(Source excerpt):
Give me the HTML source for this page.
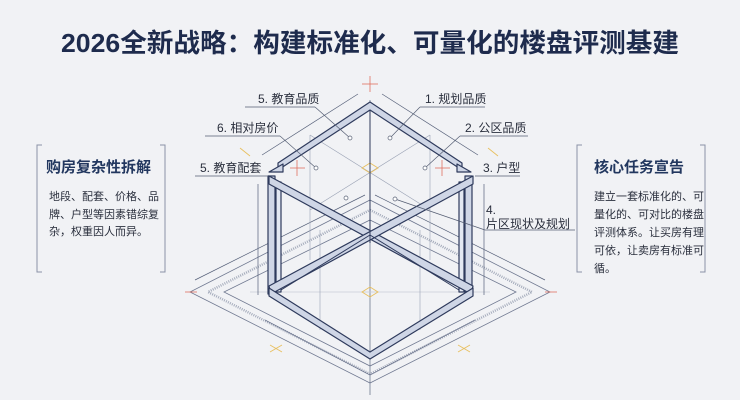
<!DOCTYPE html>
<html><head><meta charset="utf-8"><style>
body{margin:0;width:740px;height:400px;overflow:hidden;background:#f1f2f5;font-family:"Liberation Sans","Noto Sans CJK SC",sans-serif;}
</style></head><body>
<svg width="740" height="400" viewBox="0 0 740 400" xmlns="http://www.w3.org/2000/svg" style="position:absolute;left:0;top:0">
<rect width="740" height="400" fill="#f1f2f5"/>
<text x="370" y="52" text-anchor="middle" font-family="Liberation Sans, Noto Sans CJK SC, sans-serif" font-size="26" font-weight="bold" fill="#1e2b4d" textLength="618" lengthAdjust="spacingAndGlyphs">2026全新战略：构建标准化、可量化的楼盘评测基建</text>

<!-- ground diamonds -->
<g fill="none" stroke="#6f7890" stroke-width="0.8">
<polygon points="370,200 550,292 370,383 190,292"/>
<polygon points="370,210 532,292 370,374 208,292" stroke-dasharray="1 1.2" stroke-width="2.5" stroke="#a4abbb"/>
<polygon points="370,220 516,292 370,366 224,292"/>
<line x1="370" y1="100" x2="370" y2="395"/>
<line x1="250" y1="292" x2="490" y2="292" stroke="#c8ccd6"/>
<line x1="265" y1="320" x2="370" y2="375"/>
<line x1="475" y1="320" x2="370" y2="375"/>
</g>
<!-- dimension lines -->
<g stroke="#566079" stroke-width="0.7" fill="none">
<line x1="262" y1="155" x2="358" y2="94"/>
<line x1="382" y1="94" x2="478" y2="155"/>
<line x1="258" y1="184" x2="258" y2="295"/>
<line x1="484" y1="184" x2="484" y2="295"/>
<line x1="195" y1="280" x2="365" y2="195"/>
<line x1="545" y1="280" x2="375" y2="195"/>
</g>
<!-- thin construction lines -->
<g stroke="#9aa2b4" stroke-width="0.6" fill="none">
<line x1="310" y1="135" x2="430" y2="210"/>
<line x1="430" y1="135" x2="310" y2="210"/>
<line x1="310" y1="135" x2="310" y2="260"/>
<line x1="430" y1="135" x2="430" y2="260"/>
<line x1="320" y1="330" x2="320" y2="230"/>
<line x1="420" y1="330" x2="420" y2="230"/>
</g>
<!-- red/yellow markers -->
<g stroke="#e07060" stroke-width="0.8">
<line x1="370" y1="76" x2="370" y2="92"/><line x1="362" y1="84" x2="378" y2="84"/>
<line x1="290" y1="168" x2="305" y2="168"/><line x1="297" y1="160" x2="297" y2="176"/>
<line x1="435" y1="168" x2="450" y2="168"/><line x1="442" y1="160" x2="442" y2="176"/>
<line x1="185" y1="292" x2="197" y2="292"/><line x1="545" y1="292" x2="557" y2="292"/>
</g>
<g stroke="#e8c060" stroke-width="0.9">
<line x1="270" y1="345" x2="282" y2="352"/><line x1="270" y1="352" x2="282" y2="345"/>
<line x1="458" y1="345" x2="470" y2="352"/><line x1="458" y1="352" x2="470" y2="345"/>
<line x1="240" y1="148" x2="250" y2="156"/><line x1="488" y1="148" x2="498" y2="156"/>
<polygon points="370,163 378,168 370,173 362,168" fill="none"/>
<polygon points="370,287 378,292 370,297 362,292" fill="none"/>
</g>

<!-- cube frame -->
<g stroke="#2e3a5c" stroke-width="1.2" fill="#cfd6e6" stroke-linejoin="round">
<polygon points="370,102 278,163 278,170 370,110 462,170 462,163"/>
<rect x="268" y="176" width="7" height="118"/>
<rect x="465" y="176" width="7" height="118"/>
<rect x="276" y="182" width="5" height="110" fill="#e3e8f2"/>
<rect x="459" y="182" width="5" height="110" fill="#e3e8f2"/>
<polygon points="269,176 269,184 471,294 473,286"/>
<polygon points="473,176 473,184 271,294 269,286"/>
<polygon points="269,288 370,352 473,288 473,296 370,359 269,296"/>
<polygon points="269,172 283,172 283,164 269,172"/>
<polygon points="471,172 457,172 457,164 471,172"/>
</g>
<g stroke="#2e3a5c" stroke-width="1" fill="none">
<line x1="370" y1="110" x2="370" y2="243"/>
<line x1="281" y1="290" x2="370" y2="235" />
<line x1="459" y1="290" x2="370" y2="235" />
</g>

<!-- leader lines & dots -->
<g stroke="#555e73" stroke-width="0.7" fill="#fff">
<line x1="245" y1="107" x2="315" y2="107"/><line x1="315" y1="107" x2="350" y2="138"/>
<line x1="420" y1="107" x2="485" y2="107"/><line x1="420" y1="107" x2="390" y2="138"/>
<line x1="205" y1="136" x2="280" y2="136"/><line x1="280" y1="136" x2="316" y2="168"/>
<line x1="460" y1="136" x2="528" y2="136"/><line x1="460" y1="136" x2="425" y2="168"/>
<line x1="195" y1="176" x2="268" y2="176"/>
<line x1="475" y1="176" x2="520" y2="176"/>
<line x1="395" y1="199" x2="485" y2="230"/><line x1="485" y1="230" x2="575" y2="230"/>
<circle cx="350" cy="138" r="2"/><circle cx="390" cy="138" r="2"/>
<circle cx="316" cy="168" r="2"/><circle cx="425" cy="168" r="2"/>
<circle cx="346" cy="198" r="2"/><circle cx="395" cy="199" r="2"/>
</g>
<g font-family="Liberation Sans, Noto Sans CJK SC, sans-serif" font-size="12" fill="#2a2f3d">
<text x="258" y="103">5. 教育品质</text>
<text x="425" y="103">1. 规划品质</text>
<text x="217" y="132">6. 相对房价</text>
<text x="465" y="132">2. 公区品质</text>
<text x="200" y="172">5. 教育配套</text>
<text x="483" y="172">3. 户型</text>
<text x="486" y="214">4.</text>
<text x="486" y="228">片区现状及规划</text>
</g>

<g stroke="#8a92a6" stroke-width="1" fill="none">
<polyline points="42,145 37,145 37,272 42,272"/>
<polyline points="160,145 165,145 165,272 160,272"/>
<polyline points="582,145 577,145 577,272 582,272"/>
<polyline points="700,145 705,145 705,272 700,272"/>
</g>
<g font-family="Liberation Sans, Noto Sans CJK SC, sans-serif">
<text x="46" y="172" font-size="15" font-weight="bold" fill="#22375f">购房复杂性拆解</text>
<g font-size="11" fill="#2a2f3d">
<text x="49" y="200">地段、配套、价格、品</text>
<text x="49" y="218">牌、户型等因素错综复</text>
<text x="49" y="235">杂，权重因人而异。</text>
</g>
<text x="594" y="172" font-size="15" font-weight="bold" fill="#22375f">核心任务宣告</text>
<g font-size="11" fill="#2a2f3d">
<text x="594" y="200">建立一套标准化的、可</text>
<text x="594" y="218">量化的、可对比的楼盘</text>
<text x="594" y="236">评测体系。让买房有理</text>
<text x="594" y="254">可依，让卖房有标准可</text>
<text x="594" y="272">循。</text>
</g>
</g>
</svg>
</body></html>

(Problem description): Transcribe the listing above verbatim. Omit the pictures.

(Result for this task):
Give me the HTML source for this page.
<!DOCTYPE html>
<html><head><meta charset="utf-8"><style>
body{margin:0;width:740px;height:400px;overflow:hidden;background:#f1f2f5;font-family:"Liberation Sans","Noto Sans CJK SC",sans-serif;}
</style></head><body>
<svg width="740" height="400" viewBox="0 0 740 400" xmlns="http://www.w3.org/2000/svg" style="position:absolute;left:0;top:0">
<rect width="740" height="400" fill="#f1f2f5"/>
<text x="370" y="52" text-anchor="middle" font-family="Liberation Sans, Noto Sans CJK SC, sans-serif" font-size="26" font-weight="bold" fill="#1e2b4d" textLength="618" lengthAdjust="spacingAndGlyphs">2026全新战略：构建标准化、可量化的楼盘评测基建</text>

<!-- ground diamonds -->
<g fill="none" stroke="#6f7890" stroke-width="0.8">
<polygon points="370,200 550,292 370,383 190,292"/>
<polygon points="370,210 532,292 370,374 208,292" stroke-dasharray="1 1.2" stroke-width="2.5" stroke="#a4abbb"/>
<polygon points="370,220 516,292 370,366 224,292"/>
<line x1="370" y1="100" x2="370" y2="395"/>
<line x1="250" y1="292" x2="490" y2="292" stroke="#c8ccd6"/>
<line x1="265" y1="320" x2="370" y2="375"/>
<line x1="475" y1="320" x2="370" y2="375"/>
</g>
<!-- dimension lines -->
<g stroke="#566079" stroke-width="0.7" fill="none">
<line x1="262" y1="155" x2="358" y2="94"/>
<line x1="382" y1="94" x2="478" y2="155"/>
<line x1="258" y1="184" x2="258" y2="295"/>
<line x1="484" y1="184" x2="484" y2="295"/>
<line x1="195" y1="280" x2="365" y2="195"/>
<line x1="545" y1="280" x2="375" y2="195"/>
</g>
<!-- thin construction lines -->
<g stroke="#9aa2b4" stroke-width="0.6" fill="none">
<line x1="310" y1="135" x2="430" y2="210"/>
<line x1="430" y1="135" x2="310" y2="210"/>
<line x1="310" y1="135" x2="310" y2="260"/>
<line x1="430" y1="135" x2="430" y2="260"/>
<line x1="320" y1="330" x2="320" y2="230"/>
<line x1="420" y1="330" x2="420" y2="230"/>
</g>
<!-- red/yellow markers -->
<g stroke="#e07060" stroke-width="0.8">
<line x1="370" y1="76" x2="370" y2="92"/><line x1="362" y1="84" x2="378" y2="84"/>
<line x1="290" y1="168" x2="305" y2="168"/><line x1="297" y1="160" x2="297" y2="176"/>
<line x1="435" y1="168" x2="450" y2="168"/><line x1="442" y1="160" x2="442" y2="176"/>
<line x1="185" y1="292" x2="197" y2="292"/><line x1="545" y1="292" x2="557" y2="292"/>
</g>
<g stroke="#e8c060" stroke-width="0.9">
<line x1="270" y1="345" x2="282" y2="352"/><line x1="270" y1="352" x2="282" y2="345"/>
<line x1="458" y1="345" x2="470" y2="352"/><line x1="458" y1="352" x2="470" y2="345"/>
<line x1="240" y1="148" x2="250" y2="156"/><line x1="488" y1="148" x2="498" y2="156"/>
<polygon points="370,163 378,168 370,173 362,168" fill="none"/>
<polygon points="370,287 378,292 370,297 362,292" fill="none"/>
</g>

<!-- cube frame -->
<g stroke="#2e3a5c" stroke-width="1.2" fill="#cfd6e6" stroke-linejoin="round">
<polygon points="370,102 278,163 278,170 370,110 462,170 462,163"/>
<rect x="268" y="176" width="7" height="118"/>
<rect x="465" y="176" width="7" height="118"/>
<rect x="276" y="182" width="5" height="110" fill="#e3e8f2"/>
<rect x="459" y="182" width="5" height="110" fill="#e3e8f2"/>
<polygon points="269,176 269,184 471,294 473,286"/>
<polygon points="473,176 473,184 271,294 269,286"/>
<polygon points="269,288 370,352 473,288 473,296 370,359 269,296"/>
<polygon points="269,172 283,172 283,164 269,172"/>
<polygon points="471,172 457,172 457,164 471,172"/>
</g>
<g stroke="#2e3a5c" stroke-width="1" fill="none">
<line x1="370" y1="110" x2="370" y2="243"/>
<line x1="281" y1="290" x2="370" y2="235" />
<line x1="459" y1="290" x2="370" y2="235" />
</g>

<!-- leader lines & dots -->
<g stroke="#555e73" stroke-width="0.7" fill="#fff">
<line x1="245" y1="107" x2="315" y2="107"/><line x1="315" y1="107" x2="350" y2="138"/>
<line x1="420" y1="107" x2="485" y2="107"/><line x1="420" y1="107" x2="390" y2="138"/>
<line x1="205" y1="136" x2="280" y2="136"/><line x1="280" y1="136" x2="316" y2="168"/>
<line x1="460" y1="136" x2="528" y2="136"/><line x1="460" y1="136" x2="425" y2="168"/>
<line x1="195" y1="176" x2="268" y2="176"/>
<line x1="475" y1="176" x2="520" y2="176"/>
<line x1="395" y1="199" x2="485" y2="230"/><line x1="485" y1="230" x2="575" y2="230"/>
<circle cx="350" cy="138" r="2"/><circle cx="390" cy="138" r="2"/>
<circle cx="316" cy="168" r="2"/><circle cx="425" cy="168" r="2"/>
<circle cx="346" cy="198" r="2"/><circle cx="395" cy="199" r="2"/>
</g>
<g font-family="Liberation Sans, Noto Sans CJK SC, sans-serif" font-size="12" fill="#2a2f3d">
<text x="258" y="103">5. 教育品质</text>
<text x="425" y="103">1. 规划品质</text>
<text x="217" y="132">6. 相对房价</text>
<text x="465" y="132">2. 公区品质</text>
<text x="200" y="172">5. 教育配套</text>
<text x="483" y="172">3. 户型</text>
<text x="486" y="214">4.</text>
<text x="486" y="228">片区现状及规划</text>
</g>

<g stroke="#8a92a6" stroke-width="1" fill="none">
<polyline points="42,145 37,145 37,272 42,272"/>
<polyline points="160,145 165,145 165,272 160,272"/>
<polyline points="582,145 577,145 577,272 582,272"/>
<polyline points="700,145 705,145 705,272 700,272"/>
</g>
<g font-family="Liberation Sans, Noto Sans CJK SC, sans-serif">
<text x="46" y="172" font-size="15" font-weight="bold" fill="#22375f">购房复杂性拆解</text>
<g font-size="11" fill="#2a2f3d">
<text x="49" y="200">地段、配套、价格、品</text>
<text x="49" y="218">牌、户型等因素错综复</text>
<text x="49" y="235">杂，权重因人而异。</text>
</g>
<text x="594" y="172" font-size="15" font-weight="bold" fill="#22375f">核心任务宣告</text>
<g font-size="11" fill="#2a2f3d">
<text x="594" y="200">建立一套标准化的、可</text>
<text x="594" y="218">量化的、可对比的楼盘</text>
<text x="594" y="236">评测体系。让买房有理</text>
<text x="594" y="254">可依，让卖房有标准可</text>
<text x="594" y="272">循。</text>
</g>
</g>
</svg>
</body></html>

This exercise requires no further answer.